执法部门没有经过性骚扰的专门培训可以为性骚扰受害者带来的二次伤害,并不亚于性骚扰本身。
回来我把这件事告诉朋友,朋友说,哎你那句骂得太轻了。
尽管我知道她是在为我惋惜,但我仍然感觉到了 “你当时不够勇敢”或者“你并没有很好地处理这件事”的意思,这也让我联想到,许多性骚扰受害者都会被质疑:“你当时怎么不说”,或者“你为什么不反抗”。
就我所经历的事情而言,我的确没有按照我之前所想象的那样去反抗这个咸猪手,一方面是上文提到的自我怀疑,另一方面,在当时那种环境下,我感到自己受到了侵犯,只想先一心从那种不适的感觉中逃出来,而且整个事件都是在几分钟之内发生的,我根本没有时间让自己冷静下来去想到底怎么做才是最好的。
但我又想到,如果每个人都能接受一些性骚扰处理方法的培训,那么,有可能咸猪手们都会变成尊重女性的男性,或者,我可以清楚得知道自己可以怎么办,并且有相关制度的保障,又或者,在我懵的时候,我身边的人可以当即反应过来提醒我,创建更友善的公共空间。
亲历一次性骚扰,我终于更理解那些性骚扰受害者。
晚上我把这次经历写出来发在了微博上,一位没见过面的直男网友在下面留言说:“那你一定长得很好看。
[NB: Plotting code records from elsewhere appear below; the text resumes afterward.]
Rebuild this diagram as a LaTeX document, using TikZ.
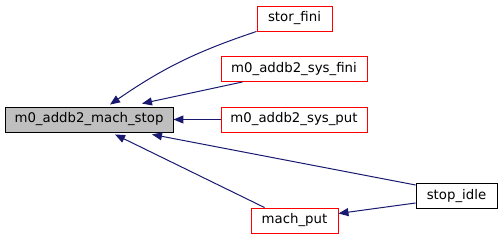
\documentclass[tikz,border=0pt]{standalone}
\usepackage{fontspec}
\setmainfont{DejaVu Sans}
\usetikzlibrary{arrows.meta,calc}
\definecolor{edgeblue}{HTML}{191970}
\begin{document}
\begin{tikzpicture}[x=1pt,y=-1pt,
  fn/.style={draw=red, line width=0.9pt, rectangle, inner sep=0pt,
    font=\fontsize{13.3}{15}\selectfont, minimum height=25pt},
  cur/.style={fn, draw=black, fill=gray!50},
  leaf/.style={fn, draw=black},
  call/.style={draw=edgeblue, line width=1pt,
    -{Triangle[length=10pt,width=8pt]}}]
\useasboundingbox (0,0) rectangle (503,240);

% function boxes
\node[cur,  minimum width=168pt] (main)    at (89,119.5)  {m0\_addb2\_mach\_stop};
\node[fn,   minimum width=75pt]  (stor)    at (294.5,18.5) {stor\_fini};
\node[fn,   minimum width=146pt] (sysfini) at (294,69)     {m0\_addb2\_sys\_fini};
\node[fn,   minimum width=146pt] (sysput)  at (294,119.5)  {m0\_addb2\_sys\_put};
\node[fn,   minimum width=87pt]  (machput) at (294.5,220.5) {mach\_put};
\node[leaf, minimum width=81pt]  (idle)    at (456.5,196)  {stop\_idle};

% call edges
\draw[call] (stor.south west) to[bend right=8] ($(main.north)+(21,-2)$);
\draw[call] ($(sysfini.south west)+(22,0)$) -- ($(main.north)+(53,-3)$);
\draw[call] (sysput.west) -- (main.east);
\draw[call] ($(idle.west)+(0,-11)$) -- ($(main.south)+(63,2)$);
\draw[call] ($(machput.north west)+(14,0)$) -- ($(main.south)+(26,2)$);
\draw[call] ($(idle.west)+(0,7)$) -- ($(machput.east)+(0,-7)$);
\end{tikzpicture}
\end{document}
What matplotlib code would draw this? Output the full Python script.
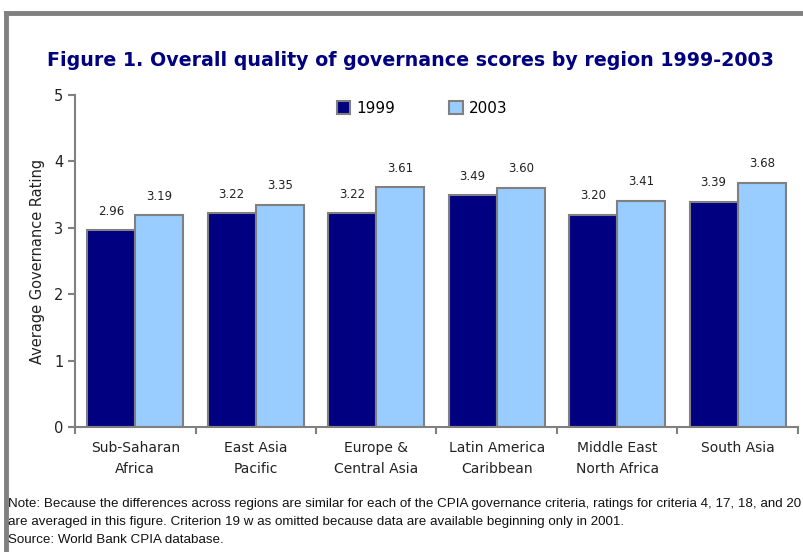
import matplotlib.pyplot as plt
import matplotlib.patches as mpatches
import numpy as np

regions = ["Sub-Saharan\nAfrica", "East Asia\nPacific", "Europe &\nCentral Asia",
           "Latin America\nCaribbean", "Middle East\nNorth Africa", "South Asia"]
scores_1999 = [2.96, 3.22, 3.22, 3.49, 3.20, 3.39]
scores_2003 = [3.19, 3.35, 3.61, 3.60, 3.41, 3.68]
years = ["1999", "2003"]
colors = ["#000080", "#99CCFF"]
edge = "#808080"

note = ("Note: Because the differences across regions are similar for each of the CPIA governance criteria, "
        "ratings for criteria 4, 17, 18, and 20\n"
        "are averaged in this figure. Criterion 19 w as omitted because data are available beginning only in 2001.\n"
        "Source: World Bank CPIA database.")


def draw_chart():
    fig = plt.figure(figsize=(8.04, 5.52), dpi=100)
    ax = fig.add_axes([0.0933, 0.2264, 0.8992, 0.6015])

    x = np.arange(len(regions))
    w = 0.4
    for vals, off, col in [(scores_1999, -w / 2, colors[0]), (scores_2003, w / 2, colors[1])]:
        bars = ax.bar(x + off, vals, width=w, color=col, edgecolor=edge, linewidth=1.5)
        for b, v in zip(bars, vals):
            ax.annotate(f"{v:.2f}", (b.get_x() + b.get_width() / 2, v),
                        xytext=(0, 9), textcoords="offset points",
                        ha="center", va="bottom", fontsize=8.5, color="#222222")

    ax.set_xlim(-0.5, len(regions) - 0.5)
    ax.set_ylim(0, 5)
    ax.set_yticks(range(6))
    ax.set_xticks(x)
    ax.set_xticklabels(regions, fontsize=10, color="#222222", linespacing=1.6)
    ax.set_xticks(np.arange(len(regions) + 1) - 0.5, minor=True)
    ax.tick_params(axis="x", which="major", length=0, pad=10)
    ax.tick_params(axis="x", which="minor", length=5, color=edge, width=1.5)
    ax.tick_params(axis="y", length=5, color=edge, width=1.5, labelsize=10.5, labelcolor="#222222")
    ax.set_ylabel("Average Governance Rating", fontsize=10.5, color="#222222", labelpad=6)

    for side in ["top", "right"]:
        ax.spines[side].set_visible(False)
    for side in ["left", "bottom"]:
        ax.spines[side].set_color(edge)
        ax.spines[side].set_linewidth(1.5)

    handles = [mpatches.Patch(facecolor=c, edgecolor=edge, linewidth=1.5, label=y)
               for c, y in zip(colors, years)]
    ax.legend(handles=handles, loc="center", bbox_to_anchor=(0.48, 0.96), ncol=2,
              frameon=False, fontsize=11, handlelength=0.9, handleheight=0.9,
              handletextpad=0.4, columnspacing=3.5)

    fig.text(0.511, 0.89, "Figure 1. Overall quality of governance scores by region 1999-2003",
             ha="center", va="center", fontsize=13.7, fontweight="bold", color="#000080")
    fig.text(0.01, 0.01, note, ha="left", va="bottom", fontsize=9.6,
             family="Liberation Sans", linespacing=1.68, color="#111111")

    # grey frame on the top and left
    fig.add_artist(plt.Line2D([0.008, 1.0], [0.977, 0.977], color=edge, linewidth=3.5))
    fig.add_artist(plt.Line2D([0.008, 0.008], [0.0, 0.977], color=edge, linewidth=3.5))

    fig.savefig("out.png", dpi=100)


if __name__ == "__main__":
    draw_chart()
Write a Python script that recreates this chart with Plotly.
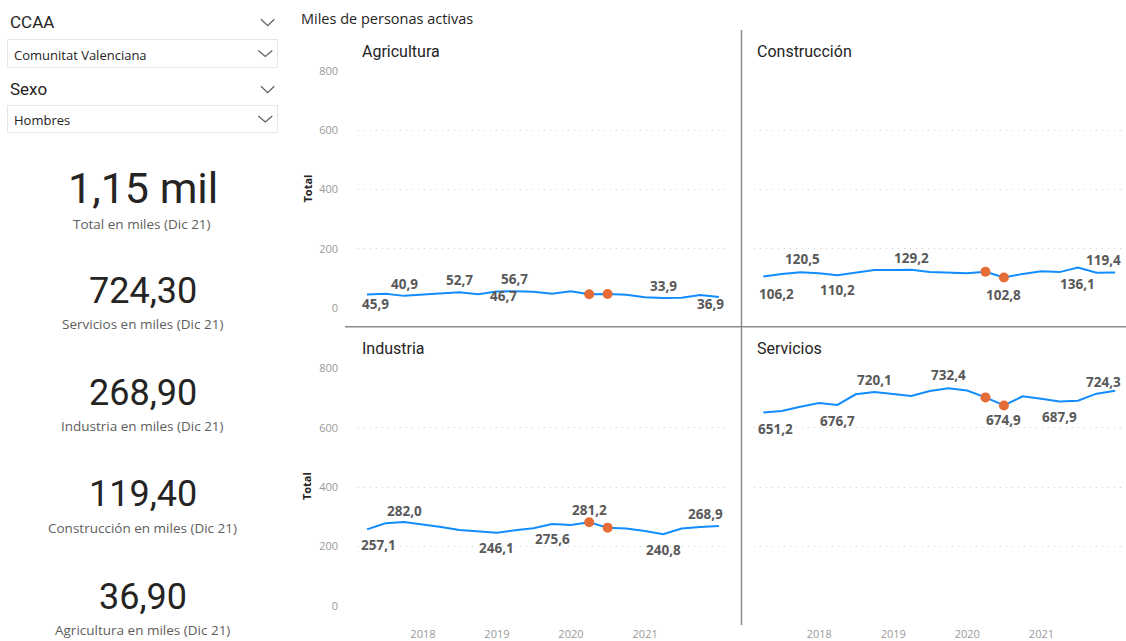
import plotly.graph_objects as go

# ---------------------------------------------------------------------------
# Data: active population (thousands), men, Comunitat Valenciana, by quarter
# ---------------------------------------------------------------------------
QUARTERS = [
    "2017-03-31", "2017-06-30", "2017-09-30", "2017-12-31",
    "2018-03-31", "2018-06-30", "2018-09-30", "2018-12-31",
    "2019-03-31", "2019-06-30", "2019-09-30", "2019-12-31",
    "2020-03-31", "2020-06-30", "2020-09-30", "2020-12-31",
    "2021-03-31", "2021-06-30", "2021-09-30", "2021-12-31",
]

AGRICULTURA = [45.9, 48.3, 40.9, 45.0, 48.3, 52.7, 46.7, 55.5, 56.7, 55.0,
               48.3, 56.3, 46.2, 47.2, 45.0, 36.0, 33.9, 34.2, 43.9, 36.9]
CONSTRUCCION = [106.2, 114.6, 120.5, 116.8, 110.2, 119.0, 128.0, 128.5, 129.2, 121.4,
                119.0, 117.0, 122.4, 102.8, 115.0, 123.5, 121.0, 136.1, 119.0, 119.4]
INDUSTRIA = [257.1, 277.7, 282.0, 274.0, 265.0, 255.0, 251.0, 246.1, 254.0, 260.7,
             275.6, 272.0, 281.2, 263.0, 260.0, 252.0, 240.8, 260.0, 265.0, 268.9]
SERVICIOS = [651.2, 656.0, 670.6, 683.0, 676.7, 712.4, 720.1, 713.4, 706.6, 723.5,
             732.4, 725.0, 702.0, 674.9, 705.6, 697.6, 687.9, 691.0, 714.5, 724.3]

HIGHLIGHT_QUARTERS = ["2020-03-31", "2020-06-30"]

YEAR_TICKS = ["2018", "2019", "2020", "2021"]
Y_TICKS = [0, 200, 400, 600, 800]

CCAA = "Comunitat Valenciana"
SEXO = "Hombres"
PERIODO = "Dic 21"

# ---------------------------------------------------------------------------
# Page geometry helpers (pixels -> paper coordinates)
# ---------------------------------------------------------------------------
W, H = 1126, 641


def px(x):
    return x / W


def py(y):
    return 1 - y / H


BLUE = "#118DFF"
ORANGE = "#E66C37"
TXT = "#252423"
SUB = "#605E5C"
LABEL = "#595959"
TICK = "#9A9A9A"
GRID = "#CFCFCF"

FONT_UI = "Open Sans"
FONT_DIN = "Roboto"


def fmt(v, dec=1):
    return f"{v:.{dec}f}".replace(".", ",")


# panel name, series, axis suffix, x-domain px, y-domain px (top, bottom), title pos,
# label placements (point index, x shift, y shift)
PANELS = [
    ("Agricultura", AGRICULTURA, "", (358, 725), (70.7, 308.0), (360, 51),
     [(0, 9, -10), (2, 0, 12), (5, 0, 12), (6, 25, -2), (8, 0, 12), (16, 0, 12), (19, -8, -7)]),
    ("Construcción", CONSTRUCCION, "2", (754.3, 1121.3), (70.7, 308.0), (755, 51),
     [(0, 13, -17), (2, 2, 13), (4, 0, -15), (8, 0, 12), (13, 0, -17), (17, 0, -16), (19, -12, 13)]),
    ("Industria", INDUSTRIA, "3", (358, 725), (368.3, 605.7), (360, 348),
     [(0, 12, -16), (2, 0, 11), (7, 0, -15), (10, 0, -15), (12, 0, 12), (16, 0, -16), (19, -13, 12)]),
    ("Servicios", SERVICIOS, "4", (754.3, 1121.3), (368.3, 605.7), (755, 348),
     [(0, 12, -17), (4, 0, -16), (6, 0, 12), (10, 0, 13), (13, 0, -15), (16, 0, -15), (19, -12, 9)]),
]

X_RANGE = ["2017-02-14 14:00", "2022-01-30"]

fig = go.Figure()
annotations = []
shapes = []
layout_axes = {}

for name, series, sfx, xdom, ydom, tpos, labels in PANELS:
    xa = "x" + sfx
    ya = "y" + sfx
    fig.add_trace(go.Scatter(
        x=QUARTERS, y=series, mode="lines",
        line=dict(color=BLUE, width=2),
        xaxis=xa, yaxis=ya, hoverinfo="skip", cliponaxis=False,
    ))
    hx = [q for q in QUARTERS if q in HIGHLIGHT_QUARTERS]
    hy = [v for q, v in zip(QUARTERS, series) if q in HIGHLIGHT_QUARTERS]
    fig.add_trace(go.Scatter(
        x=hx, y=hy, mode="markers",
        marker=dict(color=ORANGE, size=10, line=dict(width=0)),
        xaxis=xa, yaxis=ya, hoverinfo="skip", cliponaxis=False,
    ))

    left_col = xdom[0] < 400
    bottom_row = ydom[1] > 400
    layout_axes["xaxis" + sfx] = dict(
        domain=[px(xdom[0]), px(xdom[1])],
        anchor=ya, type="date", range=X_RANGE,
        showgrid=False, zeroline=False, showline=False,
        tickvals=[f"{y}-01-01" for y in YEAR_TICKS], ticktext=YEAR_TICKS,
        showticklabels=bottom_row, ticks="",
        tickfont=dict(family=FONT_UI, size=11, color=TICK),
        ticklabelstandoff=20,
    )
    layout_axes["yaxis" + sfx] = dict(
        domain=[py(ydom[1]), py(ydom[0])],
        anchor=xa, range=[0, 800],
        tickvals=Y_TICKS, ticktext=[str(t) for t in Y_TICKS],
        showgrid=True, gridcolor=GRID, griddash="1px,5px", gridwidth=1,
        zeroline=False, showline=False, ticks="",
        showticklabels=left_col,
        tickfont=dict(family=FONT_UI, size=11, color=TICK),
        ticklabelstandoff=19,
    )

    # panel title
    annotations.append(dict(
        x=px(tpos[0]), y=py(tpos[1]), xref="paper", yref="paper",
        text=name, showarrow=False, xanchor="left", yanchor="middle",
        font=dict(family=FONT_DIN, size=16, color=TXT),
    ))

    # data labels
    for idx, dx, dy in labels:
        annotations.append(dict(
            x=QUARTERS[idx], y=series[idx], xref=xa, yref=ya,
            text=f"<b>{fmt(series[idx])}</b>", showarrow=False,
            xanchor="center", yanchor="middle", xshift=dx, yshift=dy,
            font=dict(family=FONT_UI, size=13.5, color=LABEL),
        ))

    # y-axis title on the left column
    if left_col:
        annotations.append(dict(
            x=px(306.5), y=py(ydom[0] + 118.3),
            xref="paper", yref="paper", text="<b>Total</b>", showarrow=False,
            textangle=-90, xanchor="center", yanchor="middle",
            font=dict(family=FONT_UI, size=11, color=TXT),
        ))

# chart title
annotations.append(dict(
    x=px(299), y=py(18), xref="paper", yref="paper",
    text="Miles de personas activas", showarrow=False,
    xanchor="left", yanchor="middle",
    font=dict(family=FONT_UI, size=14.5, color=TXT),
))

# panel dividers
shapes.append(dict(type="line", xref="paper", yref="paper",
                   x0=px(741.5), x1=px(741.5), y0=py(30), y1=py(625),
                   line=dict(color="#8C8C8C", width=1.5)))
shapes.append(dict(type="line", xref="paper", yref="paper",
                   x0=px(345), x1=px(1126), y0=py(326.8), y1=py(326.8),
                   line=dict(color="#8C8C8C", width=1.5)))

# ---------------------------------------------------------------------------
# Slicers
# ---------------------------------------------------------------------------


def chevron(x0, x1, ytop, ybot):
    xm = (x0 + x1) / 2
    return dict(type="path", xref="paper", yref="paper",
                path=f"M {px(x0)},{py(ytop)} L {px(xm)},{py(ybot)} L {px(x1)},{py(ytop)}",
                line=dict(color=SUB, width=1.2))


for title, value, ty, box in [("CCAA", CCAA, 22, (39.5, 67.5)),
                              ("Sexo", SEXO, 89, (105.5, 132.5))]:
    annotations.append(dict(
        x=px(8), y=py(ty), xref="paper", yref="paper", text=title,
        showarrow=False, xanchor="left", yanchor="middle",
        font=dict(family=FONT_DIN, size=17, color=TXT),
    ))
    shapes.append(chevron(261, 274.3, ty - 2.7, ty + 3.7))
    shapes.append(dict(type="rect", xref="paper", yref="paper",
                       x0=px(7.5), x1=px(277.5), y0=py(box[1]), y1=py(box[0]),
                       line=dict(color="#E6E6E6", width=1), fillcolor="white"))
    by = (box[0] + box[1]) / 2
    annotations.append(dict(
        x=px(12), y=py(by + 1), xref="paper", yref="paper", text=value,
        showarrow=False, xanchor="left", yanchor="middle",
        font=dict(family=FONT_UI, size=13, color=TXT),
    ))
    shapes.append(chevron(258.3, 272.3, by - 3, by + 3))

# ---------------------------------------------------------------------------
# KPI cards (latest quarter)
# ---------------------------------------------------------------------------
total_last = AGRICULTURA[-1] + CONSTRUCCION[-1] + INDUSTRIA[-1] + SERVICIOS[-1]
cards = [
    (f"{fmt(total_last / 1000, 2)} mil", f"Total en miles ({PERIODO})", 187, 224, 43),
    (fmt(SERVICIOS[-1], 2), f"Servicios en miles ({PERIODO})", 290, 323.5, 36),
    (fmt(INDUSTRIA[-1], 2), f"Industria en miles ({PERIODO})", 392, 425.5, 36),
    (fmt(CONSTRUCCION[-1], 2), f"Construcción en miles ({PERIODO})", 493, 527.5, 36),
    (fmt(AGRICULTURA[-1], 2), f"Agricultura en miles ({PERIODO})", 595.5, 630, 36),
]
for val, sub, vy, sy, size in cards:
    annotations.append(dict(
        x=px(143), y=py(vy + 1), xref="paper", yref="paper", text=val,
        showarrow=False, xanchor="center", yanchor="middle",
        font=dict(family=FONT_DIN, size=size, color=TXT),
    ))
    annotations.append(dict(
        x=px(142), y=py(sy), xref="paper", yref="paper", text=sub,
        showarrow=False, xanchor="center", yanchor="middle",
        font=dict(family=FONT_UI, size=13.5, color=SUB),
    ))

fig.update_layout(
    width=W, height=H, autosize=False,
    margin=dict(l=0, r=0, t=0, b=0, pad=0, autoexpand=False),
    paper_bgcolor="white", plot_bgcolor="white",
    showlegend=False,
    annotations=annotations, shapes=shapes,
    **layout_axes,
)

fig.write_html("out.html", config={"displayModeBar": False})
”
以往看到这样的话,我一定会跳起来和他大吵一架,哪怕被扣上“田园女权”的帽子也在所不惜,但那天我仔细想了一下,还是耐心回复他:
不管长得好看与否,都有被性骚扰的可能。我遭遇的这次,那个人完全是跟在我后面上车,很可能根本没有看到我长什么样。性骚扰是一种控制,侵犯,是一种(上级对下级,或男性对女性)的权力的施展,我们社会的性别机构、反性骚扰机制的不完善、还有周围人的缄默和对受害者的指责,才是性骚扰存在的真正原因。